>> Begin SOURCE MATERIAL

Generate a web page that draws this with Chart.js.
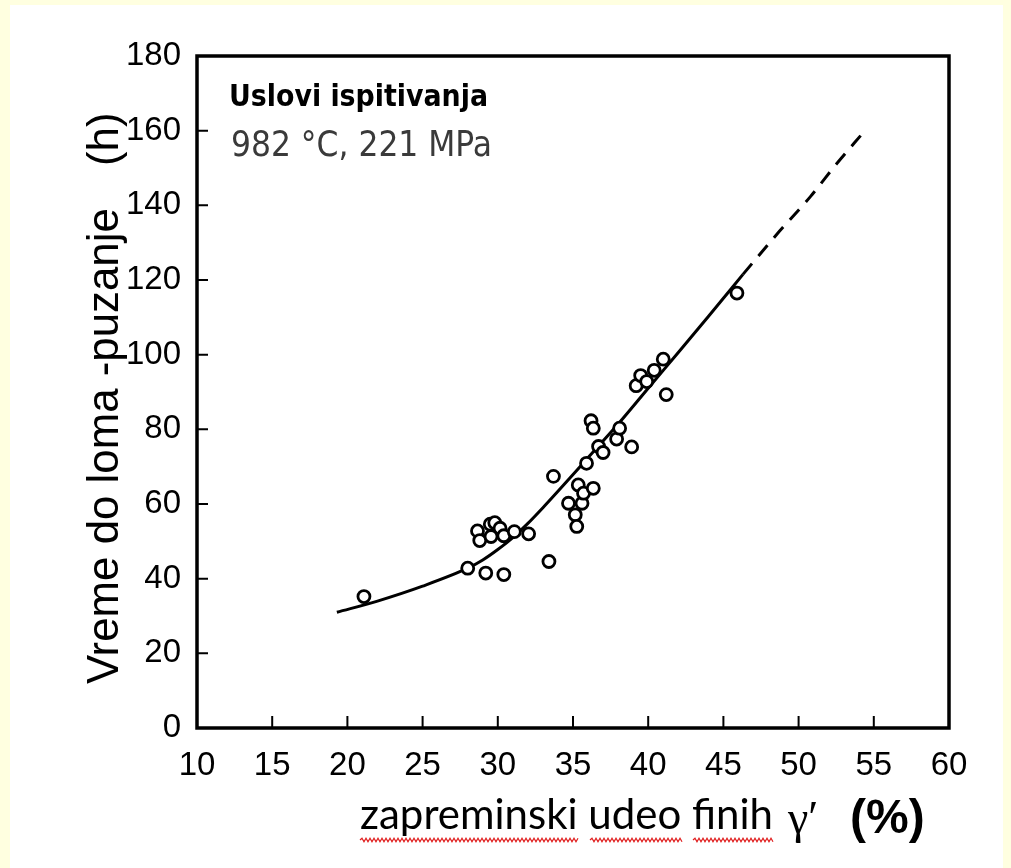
<!DOCTYPE html>
<html>
<head>
<meta charset="utf-8">
<script src="https://cdn.jsdelivr.net/npm/chart.js@4.4.1/dist/chart.umd.min.js"></script>
<style>
html, body { margin: 0; padding: 0; background: #ffffe0; }
#paper { position: absolute; left: 10px; top: 5px; width: 993px; height: 863px; background: #fff; }
#wrap { position: absolute; left: 0; top: 0; width: 1011px; height: 868px; }
</style>
</head>
<body>
<div id="paper"></div>
<div id="wrap"><canvas id="creepChart" width="1011" height="868"></canvas></div>
<script>
// measured points: volume fraction of fine gamma' (%) vs. creep rupture time (h)
var pointX = [21.1, 28.0, 29.2, 30.4, 28.65, 28.8, 29.5, 29.8, 30.15, 29.55, 30.4, 31.1, 32.05,
              33.4, 33.7, 34.7, 35.6, 35.15, 35.25, 35.35, 35.7, 36.35, 35.9, 36.7, 36.2, 36.35,
              37.0, 37.9, 38.1, 38.9, 39.2, 39.5, 39.9, 40.4, 41.0, 41.2, 45.9];
var pointY = [35.2, 42.8, 41.5, 41.1, 52.8, 50.2, 54.6, 55.0, 53.5, 51.3, 51.5, 52.6, 52.0,
              44.6, 67.4, 60.2, 60.2, 57.1, 54.0, 65.1, 62.9, 64.2, 70.9, 75.4, 82.3, 80.3,
              73.8, 77.4, 80.3, 75.3, 91.7, 94.4, 92.8, 95.8, 98.8, 89.3, 116.5];

// trend curve (solid) and its extrapolation (dashed)
var fitX = [19.3, 22, 25, 28, 29, 30, 31, 32, 33, 34, 36, 38, 40, 42, 44, 46.3];
var fitY = [31.0, 34.0, 38.0, 42.8, 45.0, 47.8, 51.0, 54.8, 59.0, 63.4, 72.4, 81.4, 91.0, 100.6, 110.2, 121.5];
var extX = [46.3, 48.5, 50.8, 52.5, 54.3];
var extY = [121.5, 132, 142.4, 151, 159.5];

var xTicks = [10, 15, 20, 25, 30, 35, 40, 45, 50, 55, 60];
var yTicks = [0, 20, 40, 60, 80, 100, 120, 140, 160, 180];

function pairs(xs, ys) {
    return xs.map(function (x, i) { return { x: x, y: ys[i] }; });
}

function fitFont(ctx, text, weight, family, width) {
    ctx.font = weight + ' 100px ' + family;
    var size = 100 * width / ctx.measureText(text).width;
    ctx.font = weight + ' ' + size.toFixed(2) + 'px ' + family;
    return size;
}

function wavy(ctx, x1, x2, y) {
    ctx.beginPath();
    ctx.moveTo(x1, y);
    var up = true;
    for (var x = x1 + 2; x <= x2; x += 2) {
        ctx.lineTo(x, up ? y - 1.8 : y + 1.8);
        up = !up;
    }
    ctx.strokeStyle = '#e02020';
    ctx.lineWidth = 1.2;
    ctx.stroke();
}

var decorations = {
    id: 'decorations',
    afterDraw: function (chart) {
        var ctx = chart.ctx;
        var a = chart.chartArea;
        var xs = chart.scales.x, ys = chart.scales.y;
        ctx.save();

        // frame
        ctx.strokeStyle = '#000';
        ctx.lineWidth = 3.5;
        ctx.strokeRect(a.left, a.top, a.right - a.left, a.bottom - a.top);

        // inward tick marks
        ctx.lineWidth = 2;
        ctx.beginPath();
        yTicks.slice(1, -1).forEach(function (v) {
            var py = ys.getPixelForValue(v);
            ctx.moveTo(a.left, py);
            ctx.lineTo(a.left + 11, py);
        });
        xTicks.slice(1, -1).forEach(function (v) {
            var px = xs.getPixelForValue(v);
            ctx.moveTo(px, a.bottom);
            ctx.lineTo(px, a.bottom - 12);
        });
        ctx.stroke();

        // test conditions
        ctx.fillStyle = '#000';
        ctx.textAlign = 'left';
        ctx.textBaseline = 'alphabetic';
        fitFont(ctx, 'Uslovi ispitivanja', 'bold', '"DejaVu Sans Condensed", "DejaVu Sans"', 259);
        ctx.fillText('Uslovi ispitivanja', 229, 106);
        ctx.fillStyle = '#3a3a3a';
        fitFont(ctx, '982 °C, 221 MPa', 'normal', '"DejaVu Sans Condensed", "DejaVu Sans"', 261);
        ctx.fillText('982 °C, 221 MPa', 231, 156);

        // y axis title
        ctx.fillStyle = '#000';
        ctx.save();
        ctx.translate(118, 0);
        ctx.rotate(-Math.PI / 2);
        fitFont(ctx, 'Vreme do loma -puzanje', 'normal', '"Liberation Sans"', 476);
        ctx.fillText('Vreme do loma -puzanje', -684, 0);
        ctx.fillText('(h)', -166, 0);
        ctx.restore();

        // x axis title
        fitFont(ctx, 'zapreminski udeo finih', 'normal', 'Lato', 413);
        ctx.fillText('zapreminski udeo finih', 360, 829);
        ctx.font = 'normal 46px "Liberation Serif"';
        ctx.fillText('γ′', 788, 833);
        ctx.font = 'bold 48px "Liberation Sans"';
        ctx.fillText('(%)', 850, 833);
        wavy(ctx, 360, 578, 840);
        wavy(ctx, 590, 683, 840);
        wavy(ctx, 693, 773, 840);

        ctx.restore();
    }
};

var ctx = document.getElementById('creepChart').getContext('2d');
var myChart = new Chart(ctx, {
    type: 'scatter',
    data: {
        datasets: [
            {
                label: 'Merenja',
                data: pairs(pointX, pointY),
                backgroundColor: '#fff',
                borderColor: '#000',
                borderWidth: 2.8,
                pointRadius: 6,
                order: 0
            },
            {
                label: 'Trend',
                data: pairs(fitX, fitY),
                showLine: true,
                borderColor: '#000',
                borderWidth: 3,
                pointRadius: 0,
                cubicInterpolationMode: 'monotone',
                order: 1
            },
            {
                label: 'Ekstrapolacija',
                data: pairs(extX, extY),
                showLine: true,
                borderColor: '#000',
                borderWidth: 3,
                borderDash: [14, 10],
                pointRadius: 0,
                cubicInterpolationMode: 'monotone',
                order: 1
            }
        ]
    },
    options: {
        responsive: false,
        animation: false,
        layout: { padding: { left: 0, right: 62, top: 56, bottom: 0 } },
        plugins: { legend: { display: false }, tooltip: { enabled: false } },
        scales: {
            x: {
                type: 'linear',
                min: 10,
                max: 60,
                afterBuildTicks: function (s) { s.ticks = xTicks.map(function (v) { return { value: v }; }); },
                afterFit: function (s) { s.height = 140; },
                grid: { display: false, drawTicks: false },
                border: { display: false },
                ticks: { color: '#000', padding: 18, maxRotation: 0, font: { family: '"Liberation Sans"', size: 33 } }
            },
            y: {
                min: 0,
                max: 180,
                afterBuildTicks: function (s) { s.ticks = yTicks.map(function (v) { return { value: v }; }); },
                afterFit: function (s) { s.width = 197; },
                grid: { display: false, drawTicks: false },
                border: { display: false },
                ticks: { color: '#000', padding: 16, font: { family: '"Liberation Sans"', size: 33 } }
            }
        }
    },
    plugins: [decorations]
});
</script>
</body>
</html>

>> End SOURCE MATERIAL

■ EXERCISE AIM
Every line from the top of the material above through the line with "98.8, 89.3, 116.5];" should be duplicated exactly, please; leave out the pictures.

■ EXERCISE RESULT
Generate a web page that draws this with Chart.js.
<!DOCTYPE html>
<html>
<head>
<meta charset="utf-8">
<script src="https://cdn.jsdelivr.net/npm/chart.js@4.4.1/dist/chart.umd.min.js"></script>
<style>
html, body { margin: 0; padding: 0; background: #ffffe0; }
#paper { position: absolute; left: 10px; top: 5px; width: 993px; height: 863px; background: #fff; }
#wrap { position: absolute; left: 0; top: 0; width: 1011px; height: 868px; }
</style>
</head>
<body>
<div id="paper"></div>
<div id="wrap"><canvas id="creepChart" width="1011" height="868"></canvas></div>
<script>
// measured points: volume fraction of fine gamma' (%) vs. creep rupture time (h)
var pointX = [21.1, 28.0, 29.2, 30.4, 28.65, 28.8, 29.5, 29.8, 30.15, 29.55, 30.4, 31.1, 32.05,
              33.4, 33.7, 34.7, 35.6, 35.15, 35.25, 35.35, 35.7, 36.35, 35.9, 36.7, 36.2, 36.35,
              37.0, 37.9, 38.1, 38.9, 39.2, 39.5, 39.9, 40.4, 41.0, 41.2, 45.9];
var pointY = [35.2, 42.8, 41.5, 41.1, 52.8, 50.2, 54.6, 55.0, 53.5, 51.3, 51.5, 52.6, 52.0,
              44.6, 67.4, 60.2, 60.2, 57.1, 54.0, 65.1, 62.9, 64.2, 70.9, 75.4, 82.3, 80.3,
              73.8, 77.4, 80.3, 75.3, 91.7, 94.4, 92.8, 95.8, 98.8, 89.3, 116.5];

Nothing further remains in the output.